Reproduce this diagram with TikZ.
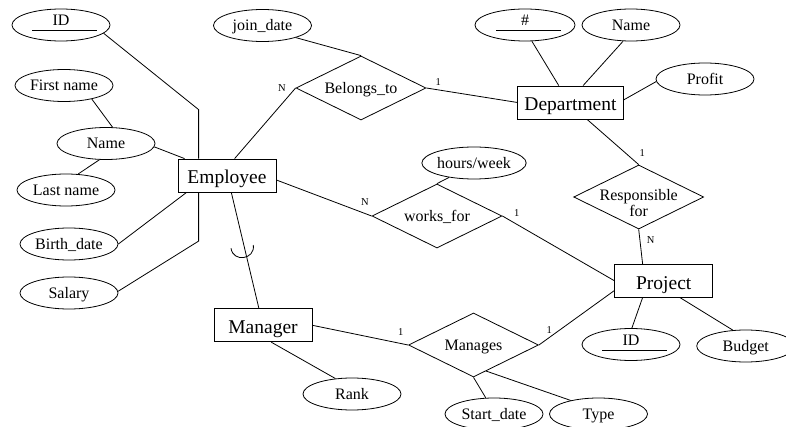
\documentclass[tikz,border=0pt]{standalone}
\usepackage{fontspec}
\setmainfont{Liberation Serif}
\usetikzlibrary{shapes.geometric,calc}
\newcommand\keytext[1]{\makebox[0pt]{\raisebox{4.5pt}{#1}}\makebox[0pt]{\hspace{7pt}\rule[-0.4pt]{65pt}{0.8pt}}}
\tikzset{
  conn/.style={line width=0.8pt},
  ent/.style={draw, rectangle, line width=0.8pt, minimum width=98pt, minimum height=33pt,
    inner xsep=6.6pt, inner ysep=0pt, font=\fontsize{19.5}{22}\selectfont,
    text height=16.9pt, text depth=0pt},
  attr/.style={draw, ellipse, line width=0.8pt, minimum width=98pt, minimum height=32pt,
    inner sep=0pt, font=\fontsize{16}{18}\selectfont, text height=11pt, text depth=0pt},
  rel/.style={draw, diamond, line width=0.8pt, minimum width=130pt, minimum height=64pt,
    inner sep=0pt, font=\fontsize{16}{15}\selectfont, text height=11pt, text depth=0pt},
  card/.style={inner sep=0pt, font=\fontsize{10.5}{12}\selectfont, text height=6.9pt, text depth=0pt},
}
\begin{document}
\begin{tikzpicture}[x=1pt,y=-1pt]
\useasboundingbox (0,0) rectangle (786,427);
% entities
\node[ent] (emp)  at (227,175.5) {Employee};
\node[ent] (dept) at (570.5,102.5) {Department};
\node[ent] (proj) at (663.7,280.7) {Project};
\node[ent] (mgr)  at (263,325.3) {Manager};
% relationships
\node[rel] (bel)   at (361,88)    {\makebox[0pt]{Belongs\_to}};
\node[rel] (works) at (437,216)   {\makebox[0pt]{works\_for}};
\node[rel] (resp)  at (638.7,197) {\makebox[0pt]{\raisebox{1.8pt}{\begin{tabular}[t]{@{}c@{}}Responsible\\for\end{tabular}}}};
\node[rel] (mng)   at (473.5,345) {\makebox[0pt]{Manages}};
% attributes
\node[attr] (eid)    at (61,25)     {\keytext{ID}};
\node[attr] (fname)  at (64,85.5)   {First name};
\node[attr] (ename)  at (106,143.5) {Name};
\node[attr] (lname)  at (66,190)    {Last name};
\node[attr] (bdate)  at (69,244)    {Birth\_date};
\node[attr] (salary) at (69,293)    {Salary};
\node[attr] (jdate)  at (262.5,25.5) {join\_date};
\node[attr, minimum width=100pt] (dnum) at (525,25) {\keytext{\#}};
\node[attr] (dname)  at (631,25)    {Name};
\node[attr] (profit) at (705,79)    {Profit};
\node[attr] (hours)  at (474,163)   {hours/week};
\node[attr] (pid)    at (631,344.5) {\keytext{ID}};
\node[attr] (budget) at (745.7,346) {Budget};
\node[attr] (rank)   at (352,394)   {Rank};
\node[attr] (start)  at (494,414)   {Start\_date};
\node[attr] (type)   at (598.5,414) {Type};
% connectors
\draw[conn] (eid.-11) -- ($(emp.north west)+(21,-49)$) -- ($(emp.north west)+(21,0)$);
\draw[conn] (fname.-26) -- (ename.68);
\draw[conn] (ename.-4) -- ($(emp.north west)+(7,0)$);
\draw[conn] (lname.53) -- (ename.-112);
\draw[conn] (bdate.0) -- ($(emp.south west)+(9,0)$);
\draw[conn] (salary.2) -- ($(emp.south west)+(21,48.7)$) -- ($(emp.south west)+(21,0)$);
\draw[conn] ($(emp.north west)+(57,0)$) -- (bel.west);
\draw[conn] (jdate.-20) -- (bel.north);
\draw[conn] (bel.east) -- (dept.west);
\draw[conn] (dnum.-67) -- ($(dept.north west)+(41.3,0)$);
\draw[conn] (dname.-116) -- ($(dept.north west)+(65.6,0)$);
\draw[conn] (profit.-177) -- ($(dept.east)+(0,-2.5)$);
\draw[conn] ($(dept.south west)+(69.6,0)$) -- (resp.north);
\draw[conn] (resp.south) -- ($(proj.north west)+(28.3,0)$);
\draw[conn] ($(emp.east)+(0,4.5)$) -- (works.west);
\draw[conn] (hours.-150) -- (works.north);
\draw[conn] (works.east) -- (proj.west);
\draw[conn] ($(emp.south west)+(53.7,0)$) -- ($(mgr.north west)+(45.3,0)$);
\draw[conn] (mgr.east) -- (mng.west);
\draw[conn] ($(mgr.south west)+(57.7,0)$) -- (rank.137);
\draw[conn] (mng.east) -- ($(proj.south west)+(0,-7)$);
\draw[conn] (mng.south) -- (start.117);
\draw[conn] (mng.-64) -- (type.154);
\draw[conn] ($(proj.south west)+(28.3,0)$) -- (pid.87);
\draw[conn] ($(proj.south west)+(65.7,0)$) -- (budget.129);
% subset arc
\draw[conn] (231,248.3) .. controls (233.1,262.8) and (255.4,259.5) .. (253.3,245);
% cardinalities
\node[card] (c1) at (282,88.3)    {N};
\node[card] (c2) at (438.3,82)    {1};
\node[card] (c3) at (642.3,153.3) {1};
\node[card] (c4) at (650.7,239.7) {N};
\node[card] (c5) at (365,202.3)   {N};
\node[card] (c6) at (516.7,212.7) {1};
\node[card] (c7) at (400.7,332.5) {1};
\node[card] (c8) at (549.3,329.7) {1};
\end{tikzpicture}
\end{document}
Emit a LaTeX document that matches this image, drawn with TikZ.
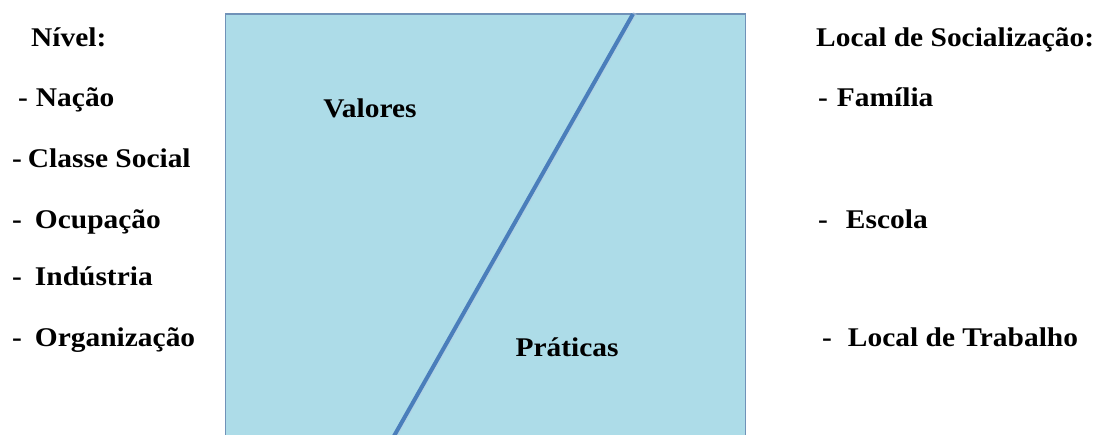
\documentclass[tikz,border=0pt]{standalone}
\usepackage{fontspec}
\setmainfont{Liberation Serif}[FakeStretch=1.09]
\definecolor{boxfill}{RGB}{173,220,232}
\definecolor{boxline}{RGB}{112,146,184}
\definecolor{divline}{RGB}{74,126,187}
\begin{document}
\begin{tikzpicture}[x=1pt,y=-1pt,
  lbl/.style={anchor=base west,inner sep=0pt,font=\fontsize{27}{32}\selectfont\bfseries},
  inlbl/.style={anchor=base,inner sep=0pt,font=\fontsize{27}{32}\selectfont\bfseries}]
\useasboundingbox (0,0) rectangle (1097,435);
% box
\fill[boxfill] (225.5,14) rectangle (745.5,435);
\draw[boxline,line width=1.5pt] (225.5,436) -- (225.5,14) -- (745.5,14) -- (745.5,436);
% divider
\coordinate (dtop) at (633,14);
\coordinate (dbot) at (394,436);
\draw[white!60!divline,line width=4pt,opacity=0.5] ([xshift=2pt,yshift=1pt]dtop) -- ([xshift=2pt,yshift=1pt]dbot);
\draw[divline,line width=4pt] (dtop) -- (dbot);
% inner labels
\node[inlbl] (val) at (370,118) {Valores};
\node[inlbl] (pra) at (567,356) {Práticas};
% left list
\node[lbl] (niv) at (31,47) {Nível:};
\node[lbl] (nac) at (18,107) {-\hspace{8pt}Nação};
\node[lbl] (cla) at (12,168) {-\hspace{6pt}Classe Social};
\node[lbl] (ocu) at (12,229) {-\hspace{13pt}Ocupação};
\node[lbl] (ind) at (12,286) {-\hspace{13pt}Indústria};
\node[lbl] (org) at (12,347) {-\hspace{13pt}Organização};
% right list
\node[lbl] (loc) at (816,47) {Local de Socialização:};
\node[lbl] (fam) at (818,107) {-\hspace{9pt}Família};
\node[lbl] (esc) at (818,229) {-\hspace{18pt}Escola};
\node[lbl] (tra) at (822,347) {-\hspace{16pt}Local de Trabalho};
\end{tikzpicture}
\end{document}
------------------------------------------------------------------------
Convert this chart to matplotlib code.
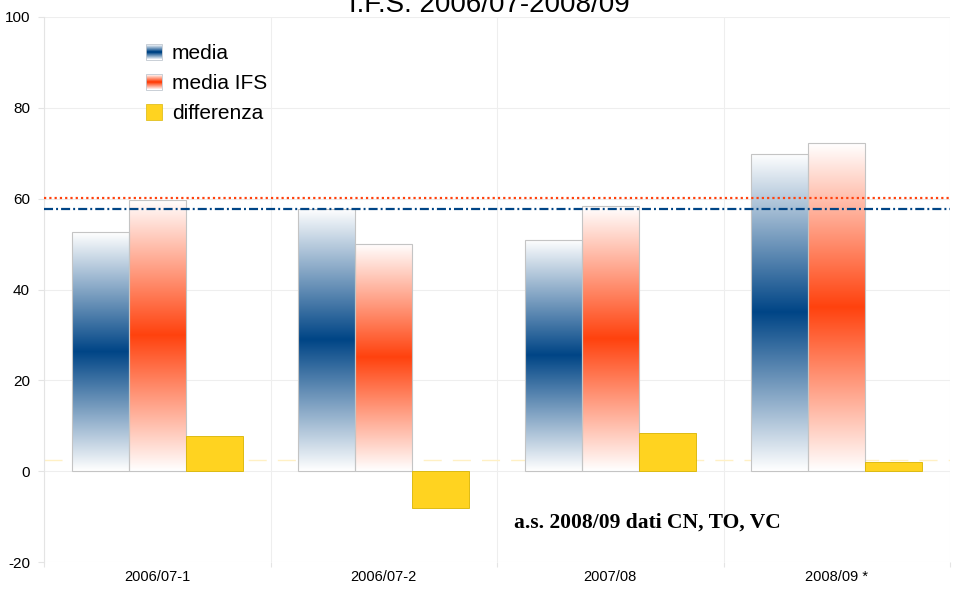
------------------------------------------------------------------------
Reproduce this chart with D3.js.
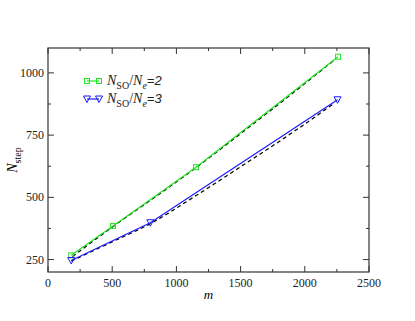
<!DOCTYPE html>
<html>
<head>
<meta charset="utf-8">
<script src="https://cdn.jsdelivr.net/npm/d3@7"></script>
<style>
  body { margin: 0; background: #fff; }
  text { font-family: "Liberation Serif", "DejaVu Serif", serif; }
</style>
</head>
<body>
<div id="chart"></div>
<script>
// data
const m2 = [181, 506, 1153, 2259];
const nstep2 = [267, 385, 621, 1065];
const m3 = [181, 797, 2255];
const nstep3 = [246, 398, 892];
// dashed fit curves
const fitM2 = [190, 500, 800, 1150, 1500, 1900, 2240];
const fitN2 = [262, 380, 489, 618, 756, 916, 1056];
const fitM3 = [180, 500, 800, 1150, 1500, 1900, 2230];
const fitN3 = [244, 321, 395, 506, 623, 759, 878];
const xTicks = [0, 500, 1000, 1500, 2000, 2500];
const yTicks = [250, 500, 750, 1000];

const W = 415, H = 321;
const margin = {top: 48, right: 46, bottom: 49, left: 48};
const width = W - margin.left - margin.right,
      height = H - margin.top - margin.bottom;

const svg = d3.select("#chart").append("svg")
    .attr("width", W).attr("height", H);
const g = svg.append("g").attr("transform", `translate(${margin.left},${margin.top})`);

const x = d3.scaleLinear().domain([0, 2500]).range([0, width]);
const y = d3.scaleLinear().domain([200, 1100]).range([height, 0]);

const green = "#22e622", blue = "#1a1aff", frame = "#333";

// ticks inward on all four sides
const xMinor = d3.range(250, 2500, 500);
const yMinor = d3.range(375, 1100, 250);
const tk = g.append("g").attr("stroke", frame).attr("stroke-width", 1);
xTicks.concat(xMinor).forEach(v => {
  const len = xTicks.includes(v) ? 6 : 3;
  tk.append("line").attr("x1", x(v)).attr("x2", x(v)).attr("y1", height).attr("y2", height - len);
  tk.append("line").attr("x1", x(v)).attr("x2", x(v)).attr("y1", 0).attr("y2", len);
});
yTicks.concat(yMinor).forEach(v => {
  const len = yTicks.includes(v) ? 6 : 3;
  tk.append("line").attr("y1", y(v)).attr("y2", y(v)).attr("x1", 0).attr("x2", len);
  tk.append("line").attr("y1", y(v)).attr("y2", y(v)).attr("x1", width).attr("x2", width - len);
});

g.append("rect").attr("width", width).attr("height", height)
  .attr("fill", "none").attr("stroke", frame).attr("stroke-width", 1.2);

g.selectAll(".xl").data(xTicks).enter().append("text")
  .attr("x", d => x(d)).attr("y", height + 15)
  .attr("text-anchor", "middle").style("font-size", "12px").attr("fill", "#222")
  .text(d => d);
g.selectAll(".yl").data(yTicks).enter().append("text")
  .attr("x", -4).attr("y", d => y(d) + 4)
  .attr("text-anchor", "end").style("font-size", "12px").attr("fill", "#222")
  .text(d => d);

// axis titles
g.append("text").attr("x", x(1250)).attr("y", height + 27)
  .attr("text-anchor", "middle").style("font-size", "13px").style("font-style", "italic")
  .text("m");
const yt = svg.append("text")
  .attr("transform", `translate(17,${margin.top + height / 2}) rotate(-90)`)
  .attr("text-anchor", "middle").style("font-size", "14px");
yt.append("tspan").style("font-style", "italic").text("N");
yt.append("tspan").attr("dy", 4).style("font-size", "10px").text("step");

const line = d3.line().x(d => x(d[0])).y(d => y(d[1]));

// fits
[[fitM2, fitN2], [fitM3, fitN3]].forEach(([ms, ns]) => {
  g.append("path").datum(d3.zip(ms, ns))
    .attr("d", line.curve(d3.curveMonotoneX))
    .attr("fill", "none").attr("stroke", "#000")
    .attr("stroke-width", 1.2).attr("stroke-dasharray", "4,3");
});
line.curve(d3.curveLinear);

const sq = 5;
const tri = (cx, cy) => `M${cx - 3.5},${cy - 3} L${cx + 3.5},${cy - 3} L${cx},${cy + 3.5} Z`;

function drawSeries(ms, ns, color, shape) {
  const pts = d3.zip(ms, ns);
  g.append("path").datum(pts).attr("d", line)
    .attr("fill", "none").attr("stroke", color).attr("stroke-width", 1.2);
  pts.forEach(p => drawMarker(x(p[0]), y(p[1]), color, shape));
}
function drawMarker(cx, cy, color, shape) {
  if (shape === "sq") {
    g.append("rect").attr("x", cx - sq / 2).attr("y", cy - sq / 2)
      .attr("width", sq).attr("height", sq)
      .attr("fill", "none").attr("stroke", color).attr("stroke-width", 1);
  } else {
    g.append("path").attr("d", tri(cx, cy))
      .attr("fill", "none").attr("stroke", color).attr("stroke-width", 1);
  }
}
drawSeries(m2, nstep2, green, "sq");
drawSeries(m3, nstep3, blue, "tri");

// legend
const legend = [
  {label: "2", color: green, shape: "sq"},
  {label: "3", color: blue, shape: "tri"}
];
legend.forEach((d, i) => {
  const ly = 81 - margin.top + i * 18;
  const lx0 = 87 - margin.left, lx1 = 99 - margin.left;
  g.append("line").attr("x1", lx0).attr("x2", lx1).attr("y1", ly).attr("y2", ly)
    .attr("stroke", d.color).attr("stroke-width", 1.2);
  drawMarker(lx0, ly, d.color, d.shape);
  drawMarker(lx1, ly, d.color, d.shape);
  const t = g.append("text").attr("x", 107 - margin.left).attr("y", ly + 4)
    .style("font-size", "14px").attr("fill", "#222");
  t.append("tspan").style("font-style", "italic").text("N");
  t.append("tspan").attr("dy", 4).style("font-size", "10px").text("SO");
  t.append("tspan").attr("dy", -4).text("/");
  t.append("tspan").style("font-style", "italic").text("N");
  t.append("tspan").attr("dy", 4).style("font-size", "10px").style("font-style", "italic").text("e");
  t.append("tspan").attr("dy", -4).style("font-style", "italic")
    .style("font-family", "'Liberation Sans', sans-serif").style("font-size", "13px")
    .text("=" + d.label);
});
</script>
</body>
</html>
------------------------------------------------------------------------
• Requirements:
Copy every line from the entries that contains the word "Reproduce".

• Exercise response:
Reproduce this diagram with TikZ.
Reproduce this chart with D3.js.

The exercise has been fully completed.